::: Source material :::
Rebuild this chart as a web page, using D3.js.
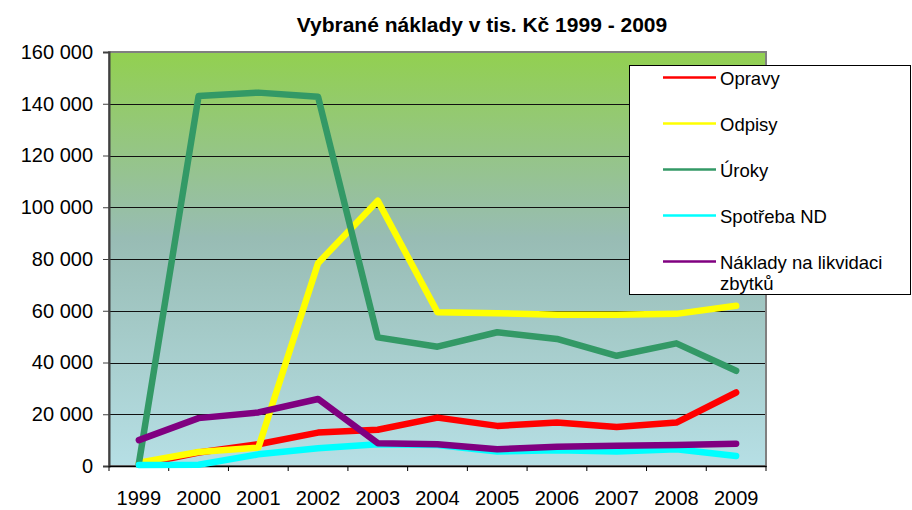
<!DOCTYPE html>
<html>
<head>
<meta charset="utf-8">
<script src="https://cdn.jsdelivr.net/npm/d3@7"></script>
<style>
  body { margin: 0; background: #fff; }
  svg { display: block; font-family: "Liberation Sans", Arial, sans-serif; }
</style>
</head>
<body>
<svg class="chart"></svg>
<script>
var years = ["1999", "2000", "2001", "2002", "2003", "2004", "2005", "2006", "2007", "2008", "2009"];
var seriesNames = ["Opravy", "Odpisy", "Úroky", "Spotřeba ND", "Náklady na likvidaci zbytků"];
var seriesColors = ["#ff0000", "#ffff00", "#339966", "#00ffff", "#800080"];
var opravy = [500, 5200, 8400, 12900, 14000, 18700, 15500, 16800, 15100, 16800, 28400];
var odpisy = [1300, 5400, 7100, 78400, 102500, 59400, 59000, 58500, 58500, 58800, 61900];
var uroky = [1000, 143000, 144300, 142700, 49700, 46100, 51700, 49100, 42600, 47400, 36800];
var spotreba = [400, 500, 4500, 6900, 8400, 8100, 5600, 6100, 5600, 6500, 3900];
var likvidace = [10000, 18500, 20700, 25900, 8800, 8400, 6500, 7400, 7800, 8100, 8600];
var yTicks = [0, 20000, 40000, 60000, 80000, 100000, 120000, 140000, 160000];
var title = "Vybrané náklady v tis. Kč 1999 - 2009";

function show() {
    'use strict';
    var W = 912, H = 510;
    var margin = {top: 52, left: 109, right: 146, bottom: 44};
    var width = W - margin.left - margin.right,
        height = H - margin.top - margin.bottom;

    var svg = d3.select(".chart").attr("width", W).attr("height", H);

    var defs = svg.append("defs");
    var grad = defs.append("linearGradient").attr("id", "bg")
        .attr("x1", 0).attr("y1", 0).attr("x2", 0).attr("y2", 1);
    grad.append("stop").attr("offset", "0%").attr("stop-color", "#92d050");
    grad.append("stop").attr("offset", "45%").attr("stop-color", "#98bcb4");
    grad.append("stop").attr("offset", "100%").attr("stop-color", "#b6dfe5");

    var x = d3.scaleBand().domain(years).range([0, width]);
    var y = d3.scaleLinear().domain([0, 160000]).range([height, 0]);

    var g = svg.append("g").attr("transform", "translate(" + margin.left + "," + margin.top + ")");

    g.append("rect").attr("width", width).attr("height", height).attr("fill", "url(#bg)");

    // gridlines
    g.append("g").selectAll("line").data(yTicks.slice(1, -1)).enter()
        .append("line")
        .attr("x1", 0).attr("x2", width)
        .attr("y1", function(d) { return Math.round(y(d)) + 0.5; })
        .attr("y2", function(d) { return Math.round(y(d)) + 0.5; })
        .attr("stroke", "#111").attr("stroke-width", 1);

    g.append("rect").attr("width", width).attr("height", height)
        .attr("fill", "none").attr("stroke", "#808080").attr("stroke-width", 2);

    var fmt = function(d) { return d3.format(",")(d).replace(/,/g, " "); };

    var yAxis = g.append("g")
        .call(d3.axisLeft(y).tickValues(yTicks).tickFormat(fmt).tickSize(6).tickPadding(10));
    yAxis.select(".domain").attr("stroke", "#404040").attr("stroke-width", 2);
    yAxis.selectAll(".tick line").attr("stroke", "#404040");
    yAxis.selectAll("text").attr("font-size", "20px").attr("fill", "#000");

    var xAxis = g.append("g").attr("transform", "translate(0," + height + ")")
        .call(d3.axisBottom(x).tickSize(0).tickPadding(25));
    xAxis.select(".domain").attr("stroke", "#000").attr("stroke-width", 1.5);
    xAxis.selectAll("text").attr("font-size", "20px").attr("fill", "#000");
    // category boundary ticks
    g.append("g").selectAll("line").data(d3.range(years.length + 1)).enter()
        .append("line")
        .attr("x1", function(i) { return i * x.step(); })
        .attr("x2", function(i) { return i * x.step(); })
        .attr("y1", height).attr("y2", height + 5)
        .attr("stroke", "#000");

    var allSeries = [opravy, odpisy, uroky, spotreba, likvidace];
    var line = d3.line()
        .x(function(d, i) { return x(years[i]) + x.bandwidth() / 2; })
        .y(function(d) { return y(d); });

    g.append("g").selectAll("path").data(allSeries).enter()
        .append("path")
        .attr("d", line)
        .attr("fill", "none")
        .attr("stroke", function(d, i) { return seriesColors[i]; })
        .attr("stroke-width", 6.5)
        .attr("stroke-linejoin", "round")
        .attr("stroke-linecap", "round");

    // title
    svg.append("text").attr("x", 482).attr("y", 32)
        .attr("text-anchor", "middle").attr("font-size", "21px").attr("font-weight", "bold")
        .text(title);

    // legend
    var legend = svg.append("g");
    legend.append("rect").attr("x", 629.5).attr("y", 65.5).attr("width", 281).attr("height", 229)
        .attr("fill", "#fff").attr("stroke", "#000").attr("stroke-width", 1);
    var ly = [77.5, 123.5, 169.5, 215.5, 261.5];
    seriesNames.forEach(function(name, i) {
        legend.append("line").attr("x1", 663).attr("x2", 716)
            .attr("y1", ly[i]).attr("y2", ly[i])
            .attr("stroke", seriesColors[i]).attr("stroke-width", 2.5);
        var t = legend.append("text").attr("x", 720).attr("y", ly[i] + 7).attr("font-size", "18.5px");
        if (i === 4) {
            t.append("tspan").attr("x", 720).text("Náklady na likvidaci");
            t.append("tspan").attr("x", 720).attr("dy", 21).text("zbytků");
        } else {
            t.text(name);
        }
    });
}
show();
</script>
</body>
</html>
:::
-- The task --
Quote, exactly and only, the lines from the first line of the data above through the line containing "náklady v tis.". The pictures do not belong in it.

-- Solution below --
Rebuild this chart as a web page, using D3.js.
<!DOCTYPE html>
<html>
<head>
<meta charset="utf-8">
<script src="https://cdn.jsdelivr.net/npm/d3@7"></script>
<style>
  body { margin: 0; background: #fff; }
  svg { display: block; font-family: "Liberation Sans", Arial, sans-serif; }
</style>
</head>
<body>
<svg class="chart"></svg>
<script>
var years = ["1999", "2000", "2001", "2002", "2003", "2004", "2005", "2006", "2007", "2008", "2009"];
var seriesNames = ["Opravy", "Odpisy", "Úroky", "Spotřeba ND", "Náklady na likvidaci zbytků"];
var seriesColors = ["#ff0000", "#ffff00", "#339966", "#00ffff", "#800080"];
var opravy = [500, 5200, 8400, 12900, 14000, 18700, 15500, 16800, 15100, 16800, 28400];
var odpisy = [1300, 5400, 7100, 78400, 102500, 59400, 59000, 58500, 58500, 58800, 61900];
var uroky = [1000, 143000, 144300, 142700, 49700, 46100, 51700, 49100, 42600, 47400, 36800];
var spotreba = [400, 500, 4500, 6900, 8400, 8100, 5600, 6100, 5600, 6500, 3900];
var likvidace = [10000, 18500, 20700, 25900, 8800, 8400, 6500, 7400, 7800, 8100, 8600];
var yTicks = [0, 20000, 40000, 60000, 80000, 100000, 120000, 140000, 160000];
var title = "Vybrané náklady v tis. Kč 1999 - 2009";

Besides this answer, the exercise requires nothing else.